Relationships really do matter
The truth of his statement is unaltered. You need to build solid and effective relationships with other people in all areas of our lives and work. All of us need to develop strong personal and professional networks. We also need to be able to operate effectively as key elements in the networks of others.
When the first three pillars of emotional intelligence are firmly in place we can then begin to create and successfully manage such relationships and networks.
Our friendships, family connections and working relationships can define us. Modern life is nigh on impossible without them. Even if it were possible to live entirely alone and isolated, for myself at least, it would be a miserable and pointless life.
Begin at the beginning
The order the emotional intelligence elements are in place is the order in which to then develop them for best results.
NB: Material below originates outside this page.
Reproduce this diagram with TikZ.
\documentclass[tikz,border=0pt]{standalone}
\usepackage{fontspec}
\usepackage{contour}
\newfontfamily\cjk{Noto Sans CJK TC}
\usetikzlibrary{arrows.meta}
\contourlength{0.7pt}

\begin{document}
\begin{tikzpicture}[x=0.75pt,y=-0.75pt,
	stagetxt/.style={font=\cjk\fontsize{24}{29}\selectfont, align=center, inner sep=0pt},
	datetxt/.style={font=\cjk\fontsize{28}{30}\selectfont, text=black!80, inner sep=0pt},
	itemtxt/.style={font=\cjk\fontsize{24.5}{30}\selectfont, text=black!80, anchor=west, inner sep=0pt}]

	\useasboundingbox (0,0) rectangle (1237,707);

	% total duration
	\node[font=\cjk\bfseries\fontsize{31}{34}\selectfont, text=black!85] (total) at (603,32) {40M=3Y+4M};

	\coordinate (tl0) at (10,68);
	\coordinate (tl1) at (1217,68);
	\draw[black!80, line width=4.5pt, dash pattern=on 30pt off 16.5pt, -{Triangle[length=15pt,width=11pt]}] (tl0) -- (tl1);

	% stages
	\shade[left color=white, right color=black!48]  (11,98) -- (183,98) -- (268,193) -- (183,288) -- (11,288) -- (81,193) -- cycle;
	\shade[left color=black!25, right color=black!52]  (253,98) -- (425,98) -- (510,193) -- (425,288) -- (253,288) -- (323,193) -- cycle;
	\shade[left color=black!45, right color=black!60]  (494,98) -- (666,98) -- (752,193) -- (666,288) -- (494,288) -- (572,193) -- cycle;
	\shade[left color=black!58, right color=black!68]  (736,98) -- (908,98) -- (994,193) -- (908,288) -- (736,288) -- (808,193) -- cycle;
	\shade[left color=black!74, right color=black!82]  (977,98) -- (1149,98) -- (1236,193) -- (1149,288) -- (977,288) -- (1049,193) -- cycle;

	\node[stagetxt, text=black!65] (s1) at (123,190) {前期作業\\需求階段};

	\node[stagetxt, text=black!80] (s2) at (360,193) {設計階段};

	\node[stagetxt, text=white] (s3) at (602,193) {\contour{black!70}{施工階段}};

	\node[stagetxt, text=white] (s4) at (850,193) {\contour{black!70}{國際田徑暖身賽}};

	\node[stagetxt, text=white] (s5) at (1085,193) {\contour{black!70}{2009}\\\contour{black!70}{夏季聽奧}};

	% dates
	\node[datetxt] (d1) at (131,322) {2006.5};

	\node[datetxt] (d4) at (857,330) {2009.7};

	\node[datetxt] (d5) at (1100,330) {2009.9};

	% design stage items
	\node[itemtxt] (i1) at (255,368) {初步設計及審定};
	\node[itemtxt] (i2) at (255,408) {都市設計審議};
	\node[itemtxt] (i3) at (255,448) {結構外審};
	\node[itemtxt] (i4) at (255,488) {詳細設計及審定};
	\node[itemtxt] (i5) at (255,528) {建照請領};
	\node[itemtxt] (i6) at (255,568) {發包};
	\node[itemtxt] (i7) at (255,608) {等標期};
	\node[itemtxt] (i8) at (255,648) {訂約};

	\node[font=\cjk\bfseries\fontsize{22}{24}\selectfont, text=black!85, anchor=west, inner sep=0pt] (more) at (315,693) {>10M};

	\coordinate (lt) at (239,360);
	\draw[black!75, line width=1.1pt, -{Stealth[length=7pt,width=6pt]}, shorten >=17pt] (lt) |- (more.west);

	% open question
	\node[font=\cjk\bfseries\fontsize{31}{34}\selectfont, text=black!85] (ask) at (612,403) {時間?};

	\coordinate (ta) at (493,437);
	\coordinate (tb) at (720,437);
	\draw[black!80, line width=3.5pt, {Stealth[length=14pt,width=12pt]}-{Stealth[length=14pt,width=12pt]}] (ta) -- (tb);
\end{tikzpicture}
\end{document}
Firstly, make sure that every element is in place then try and balance them in terms of level. If you are poor at managing relationships for example and relatively happy with the other key elements, then start by developing your ability to manage relationships. Completeness and uniformity of ability is the first step.
Secondly, once the elements are in place and broadly level, you can begin to consider bringing the level of all four up to as high a level as you can without overdoing any one area.
There will always be a tendency to lead and lag on elements in any such endeavour but don’t stick to your favourites or strong areas at the expense of others. Using the relationship element again, if you hate talking to new people or even talking to friends and colleagues, don’t let it hold you back. Do not simply become a very self-aware observer of others. Be brave and break through your barriers. Make connect with them somehow. Seek tuition, coaching or support and force (or regulate) yourself to get out there and do it anyway.
This is a basic introduction. It is a practical overview at best. There is always more to learn and absorb. Like life itself, developing emotional intelligence is a journey of discovery.
I’m going to be blunt here. Leaders are readers so educate yourself and become informed. Learn all you need to know about emotional intelligence and its implications. This applies to all your life.
Life isn’t a spectator sport
Don’t wait to be spoon fed. Too many people do that so stand out from your crowd and get the knowledge. If printed books are not your thing then get audio book versions. If video is your thing then seek out the information on www.TED.com or YouTube. Go on a course or hire a coach. Whatever you do make sure you get the information you need. You owe it to yourself and your staff to be the very best leader and manager you can be.
I recommend you start with the work of Daniel Goleman who popularised the rise of EI with his book Emotional Intelligence then seek out the myriad of associated online resources.
Once you have the theoretical knowledge, start to experiment and grow. Begin to apply the knowledge practically in the real world. Make mistakes then reflect, learn and move on. Try new things out. Seek coaching and training and try them out again. Seek feedback. Increase your own emotional intelligence and help others do the same. The effort is worth it.